I suspect MSFT is in a similar spot. If they don’t train on more data, they’ll be left behind by Anthropic/OAI. If they do, they’ll annoy a few diehards for a while, they’ll work through the kinks, then everyone will get used to it.

[−] rrgok 49d ago
I'm gonna put a license fee on all my repos. 10% of revenue if my private repos have been used for AI training. 5% on all my other repos.
[−] sethops1 49d ago
When Louis Rossmann started describing tech leadership as having a "rapist mentality" I brushed him off as being sensationalist. But actions like this make me think more and more he's right. The product managers pushing for changes like this are despicable scum.
[−] mrled 49d ago
I'm curious about specific consequences of this. I tend to think the importance of code secrecy has always been exaggerated (there are specific exceptions like hedge fund strategies and malware), even more so now in this post-Claude world. Does anyone have specific things they're trying to avoid by opting out of this?
[−] JonChesterfield 49d ago
Don't give your code to Microsoft if you don't want them to have your code.

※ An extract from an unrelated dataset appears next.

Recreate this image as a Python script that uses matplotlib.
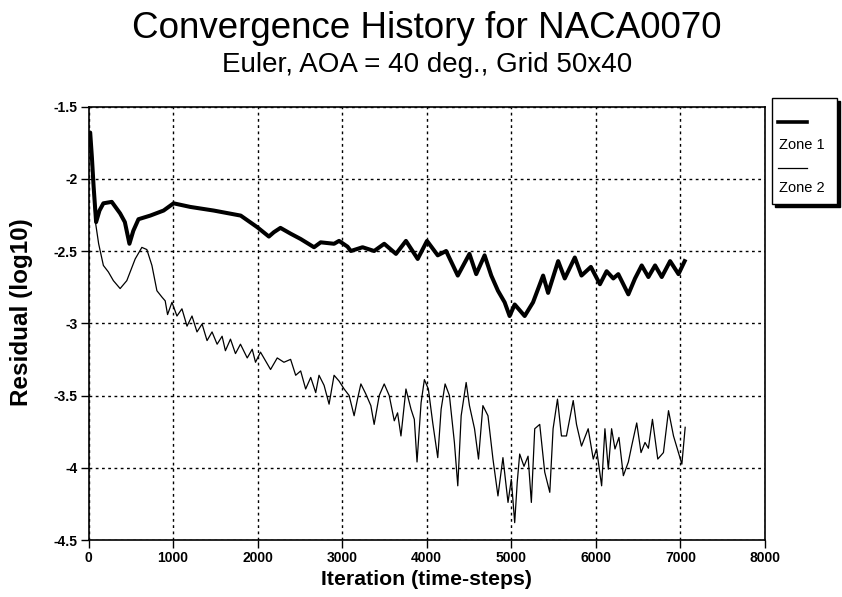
import matplotlib

matplotlib.use("Agg")
import matplotlib.pyplot as plt
from matplotlib.patches import Rectangle
from matplotlib.lines import Line2D

plt.rcParams["font.family"] = ["Liberation Sans", "DejaVu Sans"]

title = "Convergence History for NACA0070"
subtitle = "Euler, AOA = 40 deg., Grid 50x40"
x_label = "Iteration (time-steps)"
y_label = "Residual (log10)"
series_names = ["Zone 1", "Zone 2"]

x_ticks = [0, 1000, 2000, 3000, 4000, 5000, 6000, 7000, 8000]
x_tick_labels = ["0", "1000", "2000", "3000", "4000", "5000", "6000", "7000", "8000"]
y_ticks = [-4.5, -4.0, -3.5, -3.0, -2.5, -2.0, -1.5]
y_tick_labels = ["-4.5", "-4", "-3.5", "-3", "-2.5", "-2", "-1.5"]

# zone 1 (thick line)
zone1_iter = [0, 20, 40, 60, 90, 130, 176, 275, 374, 430, 484, 530, 591, 730,
              888, 1006, 1204, 1480, 1800, 1995, 2133, 2192, 2270, 2390, 2509,
              2667, 2746, 2904, 2963, 3063, 3102, 3241, 3378, 3497, 3636, 3754,
              3893, 4003, 4130, 4229, 4367, 4505, 4585, 4684, 4763, 4842, 4921,
              4980, 5040, 5158, 5257, 5376, 5435, 5554, 5632, 5751, 5830, 5941,
              6048, 6127, 6206, 6265, 6384, 6463, 6542, 6621, 6700, 6779, 6878,
              6977, 7050]
zone1_res = [-1.70, -1.68, -1.85, -2.05, -2.30, -2.22, -2.17, -2.16, -2.24, -2.30,
             -2.45, -2.36, -2.28, -2.255, -2.22, -2.17, -2.195, -2.22, -2.255,
             -2.335, -2.40, -2.37, -2.34, -2.38, -2.417, -2.474, -2.44, -2.45,
             -2.43, -2.47, -2.50, -2.474, -2.50, -2.45, -2.52, -2.43, -2.555,
             -2.43, -2.53, -2.50, -2.67, -2.52, -2.66, -2.53, -2.67, -2.775,
             -2.855, -2.95, -2.87, -2.95, -2.855, -2.67, -2.79, -2.57, -2.69,
             -2.545, -2.67, -2.61, -2.73, -2.64, -2.69, -2.66, -2.80, -2.69,
             -2.60, -2.68, -2.60, -2.68, -2.57, -2.66, -2.57]

# zone 2 (thin line)
zone2_iter = [0, 20, 40, 60, 77, 120, 176, 235, 294, 374, 453, 552, 631, 690, 750,
              809, 870, 907, 935, 987, 1046, 1105, 1165, 1224, 1283, 1343, 1402,
              1461, 1521, 1580, 1619, 1679, 1738, 1797, 1877, 1936, 1975, 2034,
              2094, 2153, 2232, 2311, 2390, 2450, 2509, 2568, 2628, 2687, 2726,
              2786, 2845, 2904, 2963, 3023, 3082, 3141, 3181, 3221, 3280, 3339,
              3378, 3438, 3497, 3556, 3616, 3655, 3695, 3754, 3814, 3853, 3885,
              3933, 3972, 4019, 4071, 4130, 4170, 4217, 4268, 4327, 4367, 4407,
              4466, 4505, 4565, 4612, 4664, 4724, 4783, 4842, 4901, 4961, 5000,
              5040, 5070, 5099, 5150, 5198, 5237, 5277, 5336, 5395, 5455, 5494,
              5546, 5593, 5652, 5732, 5771, 5830, 5909, 5969, 6008, 6068, 6107,
              6147, 6186, 6226, 6273, 6325, 6384, 6423, 6483, 6534, 6581, 6621,
              6669, 6732, 6799, 6859, 6918, 6977, 7017, 7056]
zone2_res = [-1.70, -1.70, -1.90, -2.10, -2.28, -2.45, -2.60, -2.645, -2.705, -2.76,
             -2.705, -2.555, -2.475, -2.49, -2.60, -2.775, -2.82, -2.845, -2.94,
             -2.855, -2.95, -2.90, -3.02, -2.95, -3.06, -3.005, -3.12, -3.06,
             -3.145, -3.09, -3.19, -3.11, -3.21, -3.145, -3.24, -3.18, -3.27,
             -3.20, -3.26, -3.32, -3.24, -3.27, -3.25, -3.36, -3.33, -3.455,
             -3.375, -3.48, -3.36, -3.43, -3.56, -3.36, -3.40, -3.455, -3.50,
             -3.64, -3.525, -3.42, -3.49, -3.57, -3.70, -3.50, -3.42, -3.50,
             -3.675, -3.62, -3.78, -3.455, -3.595, -3.665, -3.96, -3.55, -3.39,
             -3.455, -3.69, -3.93, -3.595, -3.42, -3.50, -3.825, -4.125, -3.64,
             -3.41, -3.57, -3.73, -3.94, -3.57, -3.64, -3.94, -4.195, -3.93,
             -4.24, -4.08, -4.38, -4.10, -3.905, -3.99, -3.92, -4.24, -3.73,
             -3.70, -4.03, -4.17, -3.73, -3.525, -3.78, -3.78, -3.535, -3.70,
             -3.85, -3.73, -3.94, -3.87, -4.125, -3.73, -4.01, -3.73, -3.87,
             -3.79, -4.055, -3.96, -3.85, -3.69, -3.895, -3.825, -3.865, -3.665,
             -3.94, -3.895, -3.605, -3.78, -3.895, -3.975, -3.72]

W, H = 842, 597
fig = plt.figure(figsize=(W / 100, H / 100), dpi=100)
ax = fig.add_axes([88.5 / W, 1 - 540 / H, (765 - 88.5) / W, (540 - 106.5) / H])

ax.plot(zone1_iter, zone1_res, color="black", lw=2.9, solid_joinstyle="round")
ax.plot(zone2_iter, zone2_res, color="black", lw=0.9)

ax.set_xlim(0, 8000)
ax.set_ylim(-4.5, -1.5)
ax.set_xticks(x_ticks)
ax.set_xticklabels(x_tick_labels)
ax.set_yticks(y_ticks)
ax.set_yticklabels(y_tick_labels)
ax.tick_params(direction="out", length=6, width=1, labelsize=10, pad=2)
for lab in ax.get_xticklabels() + ax.get_yticklabels():
    lab.set_fontweight("bold")
ax.grid(True, color="black", linestyle=(0, (2, 2.5)), linewidth=1)
for sp in ax.spines.values():
    sp.set_linewidth(1.2)

cx = (88.5 + 765) / 2 / W
fig.text(cx, 1 - 38 / H, title, ha="center", va="baseline", fontsize=26.5)
fig.text(cx, 1 - 72 / H, subtitle, ha="center", va="baseline", fontsize=20)
fig.text(cx, 1 - 585 / H, x_label, ha="center", va="baseline", fontsize=15.3,
         fontweight="bold")
fig.text(22 / W, 1 - 312 / H, y_label, ha="center", va="center", rotation=90,
         fontsize=17.5, fontweight="bold")

# legend box drawn by hand, with the drop shadow
lx0, lx1, ly0, ly1 = 772, 837, 98, 204
fig.patches.append(Rectangle(((lx0 + 3) / W, 1 - (ly1 + 3) / H),
                             (lx1 - lx0) / W, (ly1 - ly0) / H,
                             transform=fig.transFigure, facecolor="black",
                             edgecolor="black", zorder=5))
fig.patches.append(Rectangle((lx0 / W, 1 - ly1 / H), (lx1 - lx0) / W,
                             (ly1 - ly0) / H, transform=fig.transFigure,
                             facecolor="white", edgecolor="black", lw=1,
                             zorder=6))
for name, ly, ty, lw in [(series_names[0], 122, 145, 2.6),
                         (series_names[1], 168, 188, 0.9)]:
    fig.lines.append(Line2D([778 / W, 807 / W], [1 - ly / H, 1 - ly / H],
                            transform=fig.transFigure, color="black", lw=lw,
                            zorder=7))
    fig.text(779 / W, 1 - ty / H, name, ha="left", va="center", fontsize=10.5,
             zorder=8)

fig.savefig("out.png", dpi=100)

This setting will make no difference to whether your code is fed into their training set. "Oops we accidentally ignored the private flag years ago and didn't realise, we are very sorry, we were trying to not do that".

[−] torben-friis 49d ago
How's the codeberg experience nowadays? I think it's finally time to switch for me.
[−] bolangi 49d ago
Hah, github can have my crap code. Anyone trained on it will be in for a world of hurt :-)
[−] tartoran 49d ago
If you opt out Github will probably still train on your private repo. Just migrate.
[−] shevy-java 49d ago
Microslop tries to make money off of our data on github. Not a big surprise though.
[−] Sohcahtoa82 49d ago
I wonder how effective it would be to sabotage the training by publishing deliberately bad code. A FizzBuzz with O(n^2) complexity. A function named "quicksort" that actually implements bogosort. A "filter_xss" function that's a no-op or just does something else entirely.

The possibilities are endless. I thought of this after remembering seeing a post a couple months ago about how it doesn't take a significant amount of bad data to poison an LLM's training.

[−] rakel_rakel 49d ago
I'm looking forward to the class action lawsuit, even if only to establish a precedent!

I don't have much hope, but I wish that ignoring software licensing and attribution at scale becomes harder than it currently seems.